Warmbier was taken prisoner by Kim’s regime in early 2016 for allegedly stealing a framed propaganda poster from his hotel. Upon his return to the United States more than a year later, he was in a “vegetative state” after enduring significant brain damage, the New York Times reported. Warmbier’s parents decided to take him off a feeding tube shortly after his return. While an initial coroner’s report did not show clear signs of torture, Warmbier’s family has not been shy about pinning the blame for his treatment on Kim and North Korea writ large, where the United Nations has said torture is an “established feature of the interrogation process.”  

“They’re terrorists. They kidnapped Otto,” Warmbier’s father told Fox News in September 2017. “They tortured him. They intentionally injured him. They are not victims.”
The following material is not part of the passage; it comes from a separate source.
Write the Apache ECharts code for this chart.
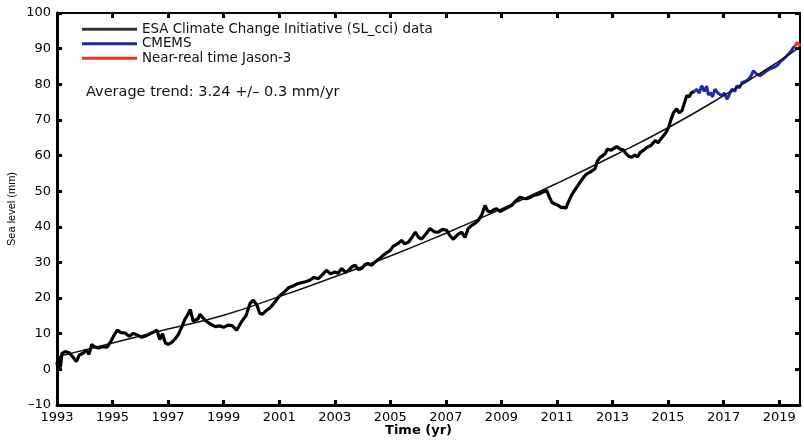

Trump echoed that same rhetoric in a tweet claiming Warmbier was “tortured beyond belief” by Kim’s regime:

During his first State of the Union address last year, guests included North Korean defector Ji Seong-ho and Warmbier’s parents. During his speech, Trump said, “No regime has oppressed its own citizens more totally or brutally than the cruel dictatorship in North Korea.”

But all that has changed. Trump’s about-face on Warmbier’s imprisonment comes amid a broader strategic shift in how the administration has approached North Korea. After having once threatened the country with “fire and fury,” Trump has now met twice with its reclusive leader within a year. (Their latest summit this week in Hanoi ended early after Kim refused to meet US demands to destroy his nuclear weapons.) As Trump’s praise of Kim—”my friend” and a leader who “loves his people“—has ratcheted up, his once-frequent mentions of the country’s human rights record have receded.

In fact, the ghastly conditions of North Korea’s prisons were, in Trump’s telling, even more reason to believe that Warmbier’s mistreatment was a matter of circumstance rather than the result of direction from Kim. 

“Those prisons are rough. They’re rough places,” Trump said. “[Kim] knew the case very well, but he knew it later. And you got a lot of people. Big country.”